Senza una riorganizzazione razionale, tutti questi paesi hanno visto sorgere, gradualmente, senza una pianificazione globale, in maniera strisciante ma pervasiva, centrali e vapordotti che in un cinquantennio hanno stravolto il paesaggio e l’economia di territori che, rurali un tempo, oggi non possono più qualificarsi tali, sia per l’invadenza dei manufatti che per la perdita identitaria delle comunità. E oggi siamo anche alla decadenza sociale ed economica.

Le alternative più pulite e non invasive sul paesaggio ci sono, ma non sono realizzate: impianti sotterranei - centrali comprese - scambiatori di calore in profondità con fluido a ciclo chiuso, utilizzo di "terre calde secche", prive di vapore. Solo in apparenza – come al solito – sono soluzioni "costose", perché non si tiene mai conto del costo del disastro paesaggistico e ambientale.

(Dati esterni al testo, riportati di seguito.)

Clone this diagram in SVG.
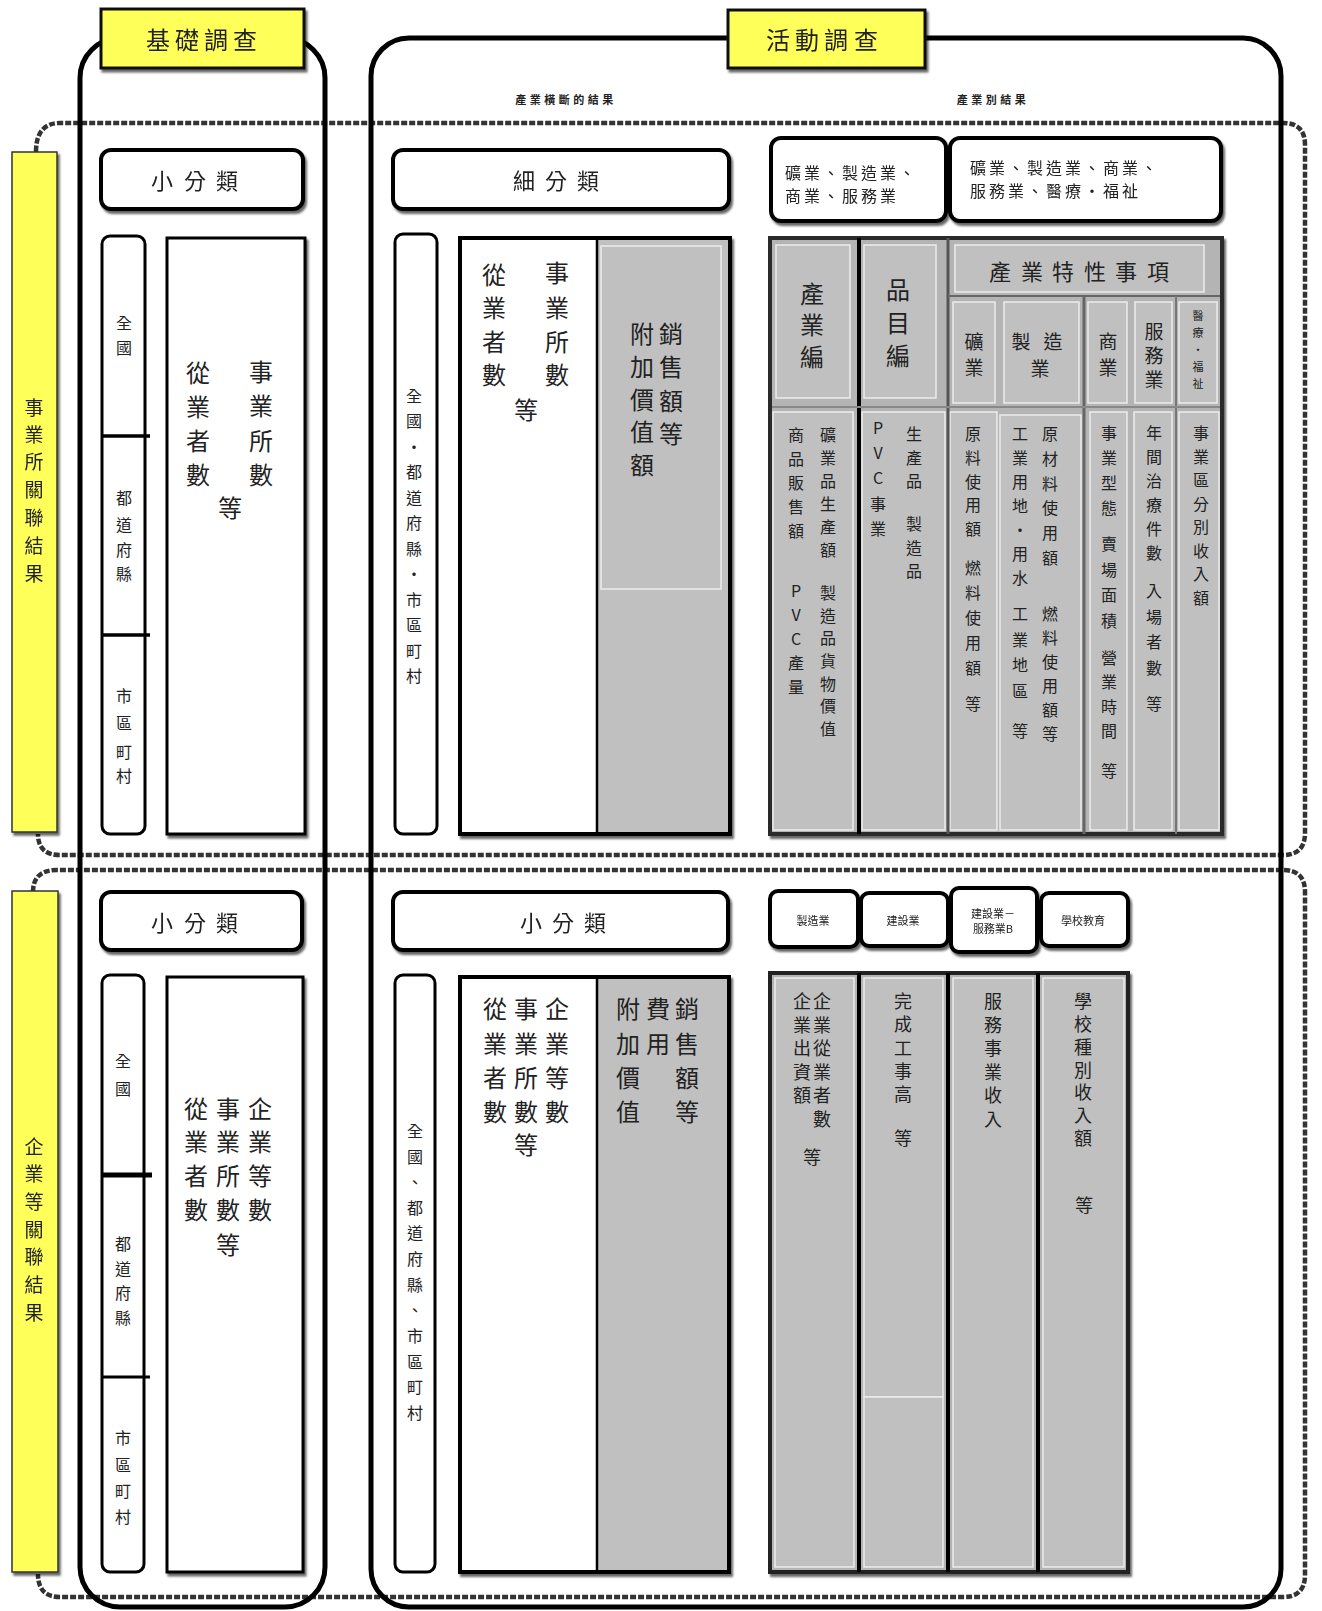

In realtà i costi aggiuntivi sono inferiori ai "costi esterni" del sistema attuale, che scarica oneri – senza calcolarli tra i costi di produzione per Kwh sulle comunità: danni alla salute, colture-allevamenti, turismo, sviluppo sostenibile, ambiente, qualità di vita. Lo capiranno gli amministratori locali e gli stessi imprenditori "illuminati"?